> WHAT THE EXERCISE ASKS
Omit pictures and quote the listing below line by line, from its start through the line that holds "const endLabelValue = 2.25;".

> SOURCE DATA
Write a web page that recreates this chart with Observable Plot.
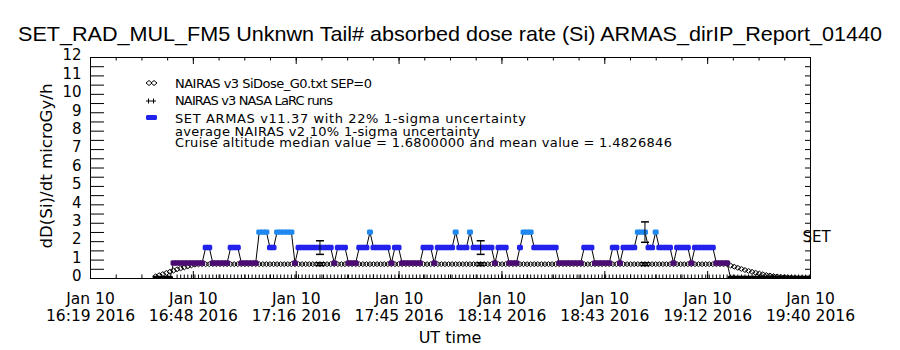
<!DOCTYPE html>
<html><head><meta charset="utf-8">
<script src="https://cdn.jsdelivr.net/npm/d3@7"></script>
<script src="https://cdn.jsdelivr.net/npm/@observablehq/plot@0.6"></script>
<style>
html,body{margin:0;padding:0;background:#fff;}
#wrap{position:relative;width:900px;height:350px;overflow:hidden;font-family:"DejaVu Sans",sans-serif;}
#titlebox{height:44px;}
#overlay{position:absolute;left:0;top:0;pointer-events:none;}
#chart svg{display:block;}
</style></head><body>
<div id="wrap">
<div id="titlebox"></div>
<div id="chart"></div>
<svg id="overlay" width="900" height="350"></svg>
</div>
<script>
// ---------------- data ----------------
const titleText = "SET_RAD_MUL_FM5 Unknwn Tail#  absorbed dose rate (Si) ARMAS_dirIP_Report_01440";
const yLabelText = "dD(Si)/dt microGy/h";
const xLabelText = "UT time";
const legendLabels = [
  "NAIRAS v3 SiDose_G0.txt SEP=0",
  "NAIRAS v3 NASA LaRC runs",
  "SET ARMAS v11.37 with 22% 1-sigma uncertainty",
  "average NAIRAS v2 10% 1-sigma uncertainty",
  "Cruise altitude median value = 1.6800000 and mean value = 1.4826846"
];
const endLabel = "SET";
const endLabelValue = 2.25;

const axisStart = "2016-01-10T16:19:15Z";
const axisStepMinutes = 28.8;
const xTickLabels = [
  "Jan 10\n16:19 2016", "Jan 10\n16:48 2016", "Jan 10\n17:16 2016", "Jan 10\n17:45 2016",
  "Jan 10\n18:14 2016", "Jan 10\n18:43 2016", "Jan 10\n19:12 2016", "Jan 10\n19:40 2016"
];
const yTicks = [0,1,2,3,4,5,6,7,8,9,10,11,12];

const sampleStart = "2016-01-10T16:37:30Z";   // one sample per minute
const sampleStepSeconds = 60;

const doseLevels = [0, 0.84, 1.68, 2.52];
const levelColors = ["#000000", "#4b0d72", "#2222ee", "#1f88f0"];

// SET ARMAS absorbed dose rate (microGy/h), one value per minute
const armasDose = [
  0,0,0,0,0,
  0.84,0.84,0.84,0.84,0.84,0.84,0.84,0.84,0.84,
  1.68,1.68,
  0.84,0.84,0.84,0.84,0.84,
  1.68,1.68,1.68,
  0.84,0.84,0.84,0.84,0.84,
  2.52,2.52,2.52,
  1.68,1.68,
  2.52,2.52,2.52,2.52,2.52,
  0.84,
  1.68,1.68,1.68,1.68,1.68,1.68,1.68,1.68,1.68,1.68,
  0.84,
  1.68,1.68,1.68,
  0.84,0.84,0.84,
  1.68,1.68,1.68,
  2.52,
  1.68,1.68,1.68,1.68,1.68,
  0.84,
  1.68,1.68,
  0.84,0.84,0.84,0.84,0.84,0.84,
  1.68,1.68,1.68,
  0.84,
  1.68,1.68,1.68,1.68,1.68,
  2.52,
  1.68,1.68,1.68,
  2.52,
  1.68,1.68,1.68,1.68,1.68,1.68,
  0.84,
  1.68,1.68,1.68,
  0.84,0.84,0.84,
  1.68,
  2.52,2.52,2.52,
  1.68,1.68,1.68,1.68,1.68,1.68,1.68,
  0.84,0.84,0.84,0.84,0.84,0.84,0.84,
  1.68,1.68,1.68,
  0.84,0.84,0.84,0.84,0.84,
  1.68,1.68,
  0.84,
  1.68,1.68,1.68,1.68,
  2.52,2.52,2.52,
  1.68,1.68,
  2.52,
  1.68,1.68,1.68,1.68,
  0.84,
  1.68,1.68,1.68,1.68,
  0.84,
  1.68,1.68,1.68,1.68,1.68,1.68,
  0.84,0.84,0.84,0.84,
  0,0,0,0,0,0,0,0,0,0,0,0,0,0,0,0,0,0,0,0,0,0,0
];

// NAIRAS v3 SiDose (microGy/h), same minute grid
const nairasDose = [
  0.12,0.18,0.24,0.30,0.37,0.43,0.50,0.55,0.60,0.66,0.71,0.75,0.77,
  0.78,0.78,0.78,0.78,0.78,0.78,0.78,0.78,0.78,0.78,0.78,0.78,0.78,0.78,0.78,0.78,0.78,0.78,0.78,0.78,
  0.78,0.78,0.78,0.78,0.78,0.78,0.78,0.78,0.78,0.78,0.78,0.78,0.78,0.78,0.78,0.78,0.78,0.78,0.78,0.78,
  0.78,0.78,0.78,0.78,0.78,0.78,0.78,0.78,0.78,0.78,0.78,0.78,0.78,0.78,0.78,0.78,0.78,0.78,0.78,0.78,
  0.78,0.78,0.78,0.78,0.78,0.78,0.78,0.78,0.78,0.78,0.78,0.78,0.78,0.78,0.78,0.78,0.78,0.78,0.78,0.78,
  0.78,0.78,0.78,0.78,0.78,0.78,0.78,0.78,0.78,0.78,0.78,0.78,0.78,0.78,0.78,0.78,0.78,0.78,0.78,0.78,
  0.78,0.78,0.78,0.78,0.78,0.78,0.78,0.78,0.78,0.78,0.78,0.78,0.78,0.78,0.78,0.78,0.78,0.78,0.78,0.78,
  0.78,0.78,0.78,0.78,0.78,0.78,0.78,0.78,0.78,0.78,0.78,0.78,0.78,0.78,0.78,0.78,0.78,0.78,0.78,0.78,
  0.78,0.78,0.78,0.78,0.78,0.78,0.78,0.78,
  0.70,0.64,0.58,0.52,0.46,0.41,0.36,0.31,0.27,0.23,0.19,0.16,0.13,0.11,0.09,0.07,0.06,0.05,0.04,0.03,0.02,0.02,0.01
];

// NAIRAS v3 NASA LaRC runs: values from the 7th minute of the grid on
const larcFirstIndex = 6;
const larcDose = [
  0,0,0,0,0,0,0,0,0,0,0,0,0,0,0,0,0,0,0,0,0,0,0,0,0,0,0,0,0,0,0,0,0,0,0,0,0,0,0,0,
  0,0,0,0,0,0,0,0,0,0,0,0,0,0,0,0,0,0,0,0,0,0,0,0,0,0,0,0,0,0,0,0,0,0,0,0,0,0,0,0,
  0,0,0,0,0,0,0,0,0,0,0,0,0,0,0,0,0,0,0,0,0,0,0,0,0,0,0,0,0,0,0,0,0,0,0,0,0,0,0,0,
  0,0,0,0,0,0,0,0,0,0,0,0,0,0,0,0,0,0,0,0,0,0,0,0,0,0,0,0,0,0,0,0,0,0,0,0,0,0,0,0,
  0,0,0,0,0,0,0,0,0,0,0,0,0,0,0,0,0,0
];

// uncertainty bars shown at these sample times
const errorTimes = ["2016-01-10T17:23:30Z", "2016-01-10T18:08:30Z", "2016-01-10T18:54:30Z"];
const armasSigma = 0.22;
const nairasSigma = 0.10;

// ---------------- build ----------------
const T0 = Date.parse(sampleStart);
const stepMs = sampleStepSeconds * 1000;
const armas = armasDose.map((v, i) => ({time: new Date(T0 + i * stepMs), dose: v}));
const nairas = nairasDose.map((v, i) => ({time: new Date(T0 + i * stepMs), dose: v}));
const larc = larcDose.map((v, i) => ({time: new Date(T0 + (larcFirstIndex + i) * stepMs), dose: v}));

const A0 = Date.parse(axisStart);
const stepAxis = axisStepMinutes * 60000;
const majorTicks = xTickLabels.map((_, k) => new Date(A0 + k * stepAxis));
const minorTicks = d3.range(0, (xTickLabels.length - 1) * 4 + 1).map(k => new Date(A0 + k * stepAxis / 4));
const xDomain = [majorTicks[0], majorTicks[majorTicks.length - 1]];
const yHalfTicks = d3.range(0, 12.01, 0.5);

const errs = errorTimes.map(t => {
  const ms = Date.parse(t);
  const a = armas.find(d => +d.time === ms);
  const n = nairas.find(d => +d.time === ms);
  return {time: new Date(ms), a: a.dose, n: n.dose};
});

const W = 900, H = 306, mL = 90, mR = 90, mT = 13, mB = 72;
const frameW = W - mL - mR, frameH = H - mT - mB;

const blob = {draw(ctx, size) {
  const r = Math.sqrt(size / Math.PI), w = r, h = r * 0.9, c = r * 0.35;
  ctx.moveTo(-w + c, -h); ctx.lineTo(w - c, -h); ctx.lineTo(w, -h + c); ctx.lineTo(w, h - c);
  ctx.lineTo(w - c, h); ctx.lineTo(-w + c, h); ctx.lineTo(-w, h - c); ctx.lineTo(-w, -h + c); ctx.closePath();
}};
const diamond = {draw(ctx, size) {
  const r = Math.sqrt(size / Math.PI), w = r, h = r * 0.8;
  ctx.moveTo(0, -h); ctx.lineTo(w, 0); ctx.lineTo(0, h); ctx.lineTo(-w, 0); ctx.closePath();
}};
const plus = {draw(ctx, size) {
  const r = Math.sqrt(size / Math.PI);
  ctx.moveTo(-r, 0); ctx.lineTo(r, 0); ctx.moveTo(0, -r); ctx.lineTo(0, r);
}};
const cap = {draw(ctx, size) {
  const r = Math.sqrt(size / Math.PI);
  ctx.moveTo(-r, 0); ctx.lineTo(r, 0);
}};

const fmtTick = d => xTickLabels[majorTicks.findIndex(t => +t === +d)];

const chart = Plot.plot({
  width: W, height: H,
  marginLeft: mL, marginRight: mR, marginTop: mT, marginBottom: mB,
  x: {type: "utc", domain: xDomain},
  y: {domain: [0, 12]},
  color: {type: "ordinal", domain: doseLevels, range: levelColors},
  style: {fontFamily: "'DejaVu Sans', sans-serif", fontSize: "15px", background: "white", color: "black"},
  marks: [
    Plot.ruleX(majorTicks, {x: d => d, insetTop: frameH - 7, stroke: "black"}),
    Plot.ruleX(majorTicks, {x: d => d, insetBottom: frameH - 7, stroke: "black"}),
    Plot.ruleX(minorTicks, {x: d => d, insetTop: frameH - 3.5, stroke: "black"}),
    Plot.ruleX(minorTicks, {x: d => d, insetBottom: frameH - 3.5, stroke: "black"}),
    Plot.ruleY(yHalfTicks, {y: d => d, insetRight: frameW - 14, stroke: "black"}),
    Plot.ruleY(yHalfTicks, {y: d => d, insetLeft: frameW - 5, stroke: "black"}),
    Plot.axisX({ticks: majorTicks, tickSize: 0, tickPadding: 13, tickFormat: fmtTick, fontSize: 15.5, lineHeight: 1.13, label: null}),
    Plot.axisY({ticks: yTicks, tickSize: 0, tickPadding: 9, fontSize: 15, dy: -2, label: null}),
    Plot.dot(nairas, {x: "time", y: "dose", symbol: diamond, r: 3, stroke: "black", strokeWidth: 1, fill: "none", clip: true}),
    Plot.dot(larc, {x: "time", y: "dose", symbol: plus, r: 4, stroke: "black", strokeWidth: 1, clip: true}),
    Plot.line(armas, {x: "time", y: "dose", stroke: "black", strokeWidth: 1, clip: true}),
    Plot.dot(armas, {x: "time", y: "dose", symbol: blob, r: 3, fill: "dose", stroke: "none", clip: true}),
    Plot.ruleX(errs, {x: "time", y1: d => d.a * (1 - armasSigma), y2: d => d.a * (1 + armasSigma), stroke: "black"}),
    Plot.dot(errs, {x: "time", y: d => d.a * (1 - armasSigma), symbol: cap, r: 4, stroke: "black"}),
    Plot.dot(errs, {x: "time", y: d => d.a * (1 + armasSigma), symbol: cap, r: 4, stroke: "black"}),
    Plot.ruleX(errs, {x: "time", y1: d => d.n * (1 - nairasSigma), y2: d => d.n * (1 + nairasSigma), stroke: "black"}),
    Plot.dot(errs, {x: "time", y: d => d.n * (1 - nairasSigma), symbol: cap, r: 4, stroke: "black"}),
    Plot.dot(errs, {x: "time", y: d => d.n * (1 + nairasSigma), symbol: cap, r: 4, stroke: "black"}),
    Plot.text([endLabel], {x: xDomain[1], y: endLabelValue, text: d => d, textAnchor: "start", dx: -8, fontSize: 15}),
    Plot.frame({stroke: "black"})
  ]
});
document.getElementById("chart").appendChild(chart);

// ---------------- title, labels, legend ----------------
const NS = "http://www.w3.org/2000/svg";
function txt(svg, s, attrs) {
  const t = document.createElementNS(NS, "text");
  for (const k in attrs) t.setAttribute(k, attrs[k]);
  t.textContent = s;
  svg.appendChild(t);
  return t;
}
function path(svg, d, attrs) {
  const p = document.createElementNS(NS, "path");
  p.setAttribute("d", d);
  for (const k in attrs) p.setAttribute(k, attrs[k]);
  svg.appendChild(p);
}
const font = "'DejaVu Sans', sans-serif";
const ov = document.getElementById("overlay");
txt(ov, titleText, {x: 18, y: 41, "font-size": 21, "font-family": "'Liberation Sans', sans-serif", textLength: 864, lengthAdjust: "spacingAndGlyphs"});
txt(ov, yLabelText, {transform: "translate(52,166) rotate(-90)", "text-anchor": "middle", "font-size": 16, "font-family": font, textLength: 165, lengthAdjust: "spacingAndGlyphs"});
txt(ov, xLabelText, {x: 450, y: 343, "text-anchor": "middle", "font-size": 16, "font-family": font});

const legendBase = [87.5, 104.5, 122.5, 135.5, 146.5];
const legendLen = [197, 158, 351, 305, 497];
legendLabels.forEach((s, i) => {
  txt(ov, s, {x: 175, y: legendBase[i], "font-size": 13, "font-family": font, textLength: legendLen[i], lengthAdjust: "spacing"});
});
path(ov, "M146,83 l3,-2.5 l3,2.5 l-3,2.5 z M151,83 l3,-2.5 l3,2.5 l-3,2.5 z", {fill: "none", stroke: "black"});
path(ov, "M146,101 h5 M148.5,98.5 v5 M151,101 h5 M153.5,98.5 v5", {fill: "none", stroke: "black"});
path(ov, "M147,115 h9 l1,1 v3 l-1,1 h-9 l-1,-1 v-3 z", {fill: levelColors[2], stroke: "none"});
</script>
</body></html>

> OUTPUT
Write a web page that recreates this chart with Observable Plot.
<!DOCTYPE html>
<html><head><meta charset="utf-8">
<script src="https://cdn.jsdelivr.net/npm/d3@7"></script>
<script src="https://cdn.jsdelivr.net/npm/@observablehq/plot@0.6"></script>
<style>
html,body{margin:0;padding:0;background:#fff;}
#wrap{position:relative;width:900px;height:350px;overflow:hidden;font-family:"DejaVu Sans",sans-serif;}
#titlebox{height:44px;}
#overlay{position:absolute;left:0;top:0;pointer-events:none;}
#chart svg{display:block;}
</style></head><body>
<div id="wrap">
<div id="titlebox"></div>
<div id="chart"></div>
<svg id="overlay" width="900" height="350"></svg>
</div>
<script>
// ---------------- data ----------------
const titleText = "SET_RAD_MUL_FM5 Unknwn Tail#  absorbed dose rate (Si) ARMAS_dirIP_Report_01440";
const yLabelText = "dD(Si)/dt microGy/h";
const xLabelText = "UT time";
const legendLabels = [
  "NAIRAS v3 SiDose_G0.txt SEP=0",
  "NAIRAS v3 NASA LaRC runs",
  "SET ARMAS v11.37 with 22% 1-sigma uncertainty",
  "average NAIRAS v2 10% 1-sigma uncertainty",
  "Cruise altitude median value = 1.6800000 and mean value = 1.4826846"
];
const endLabel = "SET";
const endLabelValue = 2.25;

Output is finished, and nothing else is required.